Dear Mr. Putin,
Your hosting of the G-8 meeting in St. Petersburg marks a signature moment in your tenure as President of Russia and Russia 's return as a respected world power. Congratulations! The Russian economic recovery during your leadership has been remarkable. Unfortunately, however, as Russia has begun its recovery, the climate around the US-Russian relationship has become darker, especially in Washington where I live now after recently spending 2.5 years in Moscow . Since I share some of your concern about the wrong direction in US-Russian relations, allow me to submit some recommendations as you prepare to meet with George Bush and your other G-8 colleagues.
Constantly complaining about U.S. so-called double standards is tiresome and makes Russia look weak and insecure. Double standards exist in all country's foreign policy, including your own, as we try to balance ideals and interests and often interests that conflict with one another. I would also recommend that you and your colleagues refrain from the argument that the West and the United States prefer Russia weak as it was in the 1990s and is uncomfortable with rising Russian power of today. There is no question that it is in the interests of the USA that Russia be a strong and prosperous country. The question comes in with how the power is exercised and to what end.
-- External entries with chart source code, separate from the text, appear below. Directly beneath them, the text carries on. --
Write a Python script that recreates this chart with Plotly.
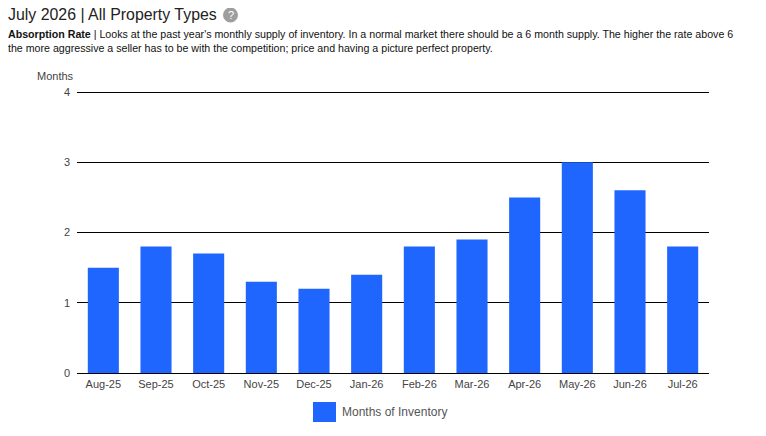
import plotly.graph_objects as go

months = ["Aug-25", "Sep-25", "Oct-25", "Nov-25", "Dec-25", "Jan-26",
          "Feb-26", "Mar-26", "Apr-26", "May-26", "Jun-26", "Jul-26"]
inventory = [1.5, 1.8, 1.7, 1.3, 1.2, 1.4, 1.8, 1.9, 2.5, 3.0, 2.6, 1.8]
y_ticks = [0, 1, 2, 3, 4]

BAR = "#1f66ff"
OFF = 8  # page body margin
W, H = 766 - OFF, 436 - OFF
# plot area in page pixels: x 77..709, y 92(=4)..373(=0)
UNIT = (373 - 92) / 4.0
YMAX = 4.1
L = 77 - OFF
R = 766 - 709
T = round(373 - YMAX * UNIT) - OFF
B = 436 - 373
PW, PH = W - L - R, H - T - B

fig = go.Figure()
fig.add_trace(go.Bar(x=months, y=inventory, name="Months of Inventory",
                     marker=dict(color=BAR, line=dict(width=0)),
                     showlegend=False))

def px_x(p):
    return (p - OFF - L) / PW

def px_y(p):
    return (H - B - (p - OFF)) / PH

fig.update_layout(
    width=W, height=H,
    margin=dict(l=L, r=R, t=T, b=B, pad=0),
    paper_bgcolor="white", plot_bgcolor="white",
    font=dict(family="Liberation Sans, Arial, sans-serif", color="#444", size=11),
    bargap=0.41,
    xaxis=dict(showgrid=False, ticks="", tickfont=dict(size=11, color="#444"),
               showline=False, zeroline=False, ticklabelstandoff=3),
    yaxis=dict(range=[0, YMAX], tickvals=y_ticks, showgrid=True, gridcolor="black",
               gridwidth=1, zeroline=True, zerolinecolor="black", zerolinewidth=1,
               tickfont=dict(size=11, color="#444"), ticks="", ticklabelstandoff=6,
               showline=False),
)

annotations = [
    dict(text="July 2026 | All Property Types", x=px_x(8), y=px_y(14),
         xref="paper", yref="paper", xanchor="left", yanchor="middle",
         borderpad=0, borderwidth=0,
         showarrow=False, font=dict(size=15.9, color="#222")),
    dict(text="?", x=px_x(230.5), y=px_y(15), xref="paper", yref="paper",
         xanchor="center", yanchor="middle", showarrow=False,
         font=dict(size=11, color="white", family="Liberation Sans, Arial")),
    dict(text="<b>Absorption Rate</b> | Looks at the past year's monthly supply of inventory. "
              "In a normal market there should be a 6 month supply. The higher the rate above 6"
              "<br>the more aggressive a seller has to be with the competition; price and having a picture perfect property.",
         x=px_x(8), y=px_y(40.5), xref="paper", yref="paper", xanchor="left", yanchor="middle",
         borderpad=0, borderwidth=0,
         align="left", showarrow=False, font=dict(size=10.65, color="#111")),
    dict(text="Months", x=px_x(75.5), y=px_y(76), xref="paper", yref="paper",
         xanchor="right", yanchor="middle", showarrow=False,
         font=dict(size=11, color="#444")),
    dict(text="Months of Inventory", x=px_x(340), y=px_y(412), xref="paper", yref="paper",
         xanchor="left", yanchor="middle", showarrow=False,
         font=dict(size=12, color="#555")),
]

shapes = [
    dict(type="circle", xref="paper", yref="paper",
         x0=px_x(223), x1=px_x(238), y0=px_y(22.5), y1=px_y(7.5),
         fillcolor="#9e9e9e", line=dict(width=0)),
    dict(type="rect", xref="paper", yref="paper",
         x0=px_x(313), x1=px_x(336), y0=px_y(422), y1=px_y(402),
         fillcolor=BAR, line=dict(width=0)),
]

fig.update_layout(annotations=annotations, shapes=shapes)
fig.write_html("out.html")
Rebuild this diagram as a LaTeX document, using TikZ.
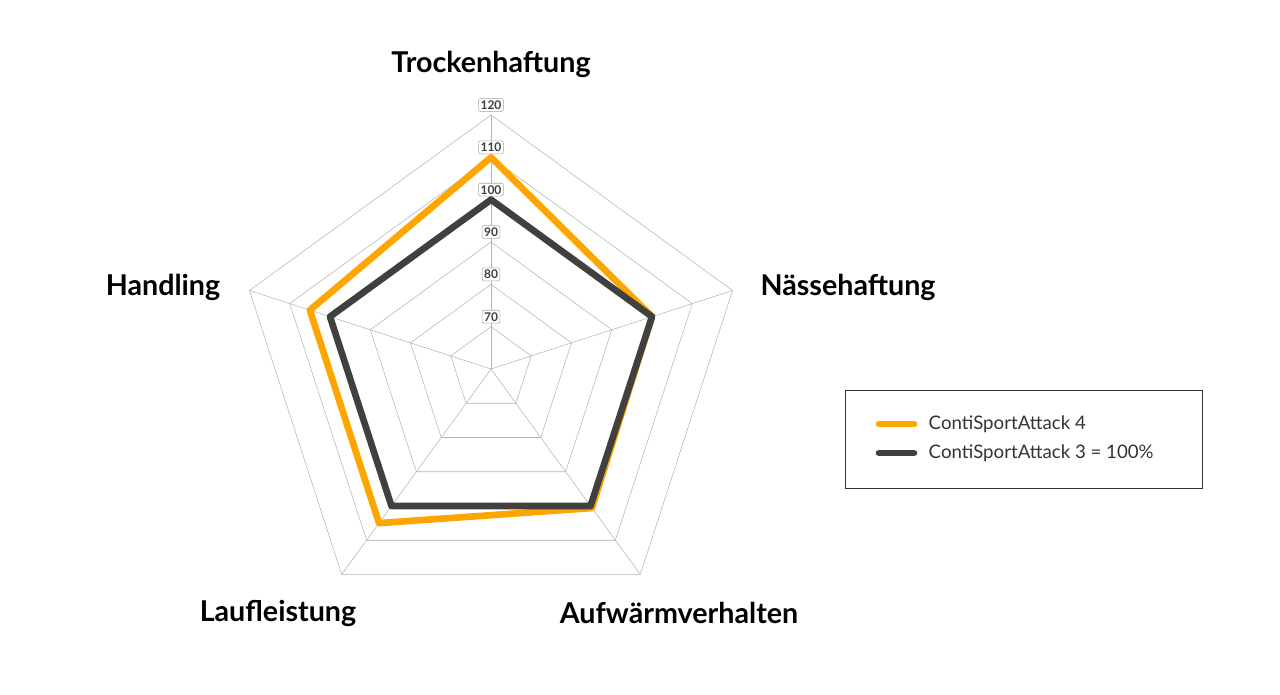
\documentclass[tikz,border=0pt]{standalone}
\usepackage{fontspec}
\setmainfont{Lato}
\usetikzlibrary{calc}
\definecolor{contiorange}{HTML}{FFA500}
\definecolor{contidark}{HTML}{404040}
\begin{document}
\begin{tikzpicture}[x=0.75pt,y=-0.75pt,
  axlab/.style={font=\fontsize{21.5}{24}\selectfont\bfseries},
  tick/.style={draw=gray!70,rounded corners=1.5pt,fill=white,inner sep=1.5pt,font=\fontsize{9}{10}\selectfont\bfseries,text=black!75},
  grid/.style={draw=gray!60,line width=0.4pt},
  ser/.style={line width=5pt,line join=round}]
\useasboundingbox (0,0) rectangle (1280,695);
\coordinate (c) at (491,369);
\def\s{4.233}
\foreach \v in {70,80,90,100,110,120}{
  \draw[grid] ($(c)+(-90:{(\v-60)*\s})$) \foreach \a in {-18,54,126,-162}{ -- ($(c)+(\a:{(\v-60)*\s})$)} -- cycle;
}
\foreach \a in {-90,-18,54,126,-162} \draw[grid] (c) -- ($(c)+(\a:{60*\s})$);
\foreach \v in {70,80,90,100,110,120}
  \node[tick] (t\v) at ($(c)+(0,{-(\v-60)*\s-10})$) {\v};
\draw[ser,contiorange] ($(c)+(-90:{50*\s})$) -- ($(c)+(-18:{40*\s})$) -- ($(c)+(54:{40.6*\s})$) -- ($(c)+(126:{45*\s})$) -- ($(c)+(-162:{45*\s})$) -- cycle;
\draw[ser,contidark] ($(c)+(-90:{40*\s})$) -- ($(c)+(-18:{40*\s})$) -- ($(c)+(54:{40*\s})$) -- ($(c)+(126:{40*\s})$) -- ($(c)+(-162:{40*\s})$) -- cycle;
\node[axlab] (l1) at (491,64) {Trockenhaftung};
\node[axlab] (l2) at (848,287) {Nässehaftung};
\node[axlab] (l3) at (679,613) {Aufwärmverhalten};
\node[axlab] (l4) at (278,613) {Laufleistung};
\node[axlab] (l5) at (163,287) {Handling};
\node[draw=black!80,line width=0.6pt,minimum width=267.75pt,minimum height=73.5pt,inner sep=0pt] (leg) at (1023.5,439) {};
\draw[ser,contiorange,line cap=round] (879,424) -- (914,424);
\draw[ser,contidark,line cap=round] (879,453) -- (914,453);
\node[anchor=west,font=\fontsize{14}{16}\selectfont,text=black!80] (e1) at (924,424) {ContiSportAttack 4};
\node[anchor=west,font=\fontsize{14}{16}\selectfont,text=black!80] (e2) at (924,453) {ContiSportAttack 3 = 100\%};
\end{tikzpicture}
\end{document}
If Russian power vis-à-vis its neighbors is exercised in an overbearing and bullying manner that obstructs their sovereignty, as US power was often used in Latin America and elsewhere, we will have problems.
We also seem to have a dialogue of the deaf on the value of democracy. The United States does not promote democracy around the world simply as a means to advance US hegemony as many Russians cynically believe. We promote democracy because we believe it is the most effective means of governance that will most likely make countries and its citizens more prosperous and advance national rather than more narrowly corporate or individual interests. Endemic corruption, as you have rightly noted in your state of the union address, is a serious obstacle to Russia 's sustainable long-term economic growth. The best tools governments have to combat corruption are an effective legal system, free and open media, and a legislature independent of executive power and corporate interests. We really do believe that developing these institutions will result in a stronger Russia that is more capable as an independent actor in world affairs. Or to put it in the framework of sovereign democracy , more democracy will likely make Russia truly more sovereign.
But let me change the subject since this sounds like lecturing on my part. There is a genuine public relations problem in Washington and Moscow around our mutual relationship, and I think that it is in the interests of you and Mr. Bush to exercise presidential leadership to accentuate the positive aspects and the importance of our ties for our mutual interests. Living in Moscow and watching a lot of Russian TV for the past several years, I was struck by the anti-American tone of reporting. Certainly, in my personal view, there are many things that the US does which are deserving of criticism, such as undertaking war in Iraq which I believe was a big mistake. But watching Russian TV and especially news broadcasts increasingly reminded me of Soviet TV which was consistently anti-American during the Cold War.
First, let's be frank and acknowledge that Russian national TV is controlled for the most part by the Russian government, and more particularly the interests of the Kremlin. What I do not understand is if you genuinely want to strengthen the US-Russian partnership, as I think you do, why consistently portray the United States in your most important media in such a negative and tendentious light? For example, last summer the Sino-Russian military exercises were the number one news story on TV for several nights running. Why do we never see anything on Russian TV promoting US-Russian military and security cooperation? Is military cooperation with China really more important for Moscow than cooperation with the United States ? I doubt it, yet that is the message one receives watching Russian TV.
Finally, I am struck upon returning to Washington with the heightened negativity towards Russia . You do have a public relations problem in this town that will require a lot more than hiring world class public relations firms to fix. It is true that there are many Russophobes and old cold warriors in Washington , but the main problems stem from Russian policies. For example, I know that Mikhail Khodorkovsky was no saint, but the absurd Kangaroo court process that found him guilty only feeds the worst stereotypes of Russia . Heavy-handed behavior with your neighbors also poisons the atmosphere here. The result is that you have few friends in Congress, and that will be a real problem for your WTO accession which will require Congressional approval of your PNTR status. You also must understand that a dubious political transition in your 2008 presidential elections will put Mr. Bush and his successor in a far more complicated position in trying to promote a constructive relationship with Russia . Your actions and those of your government are far more decisive factors shaping the US perception of Russia than any real or imagined anti-Russia lobby.
I remain a strong proponent of the importance of our two countries for advancing our mutual and global interests, and I hope that you and Mr. Bush will be able to change the direction of the relationship in a more positive direction.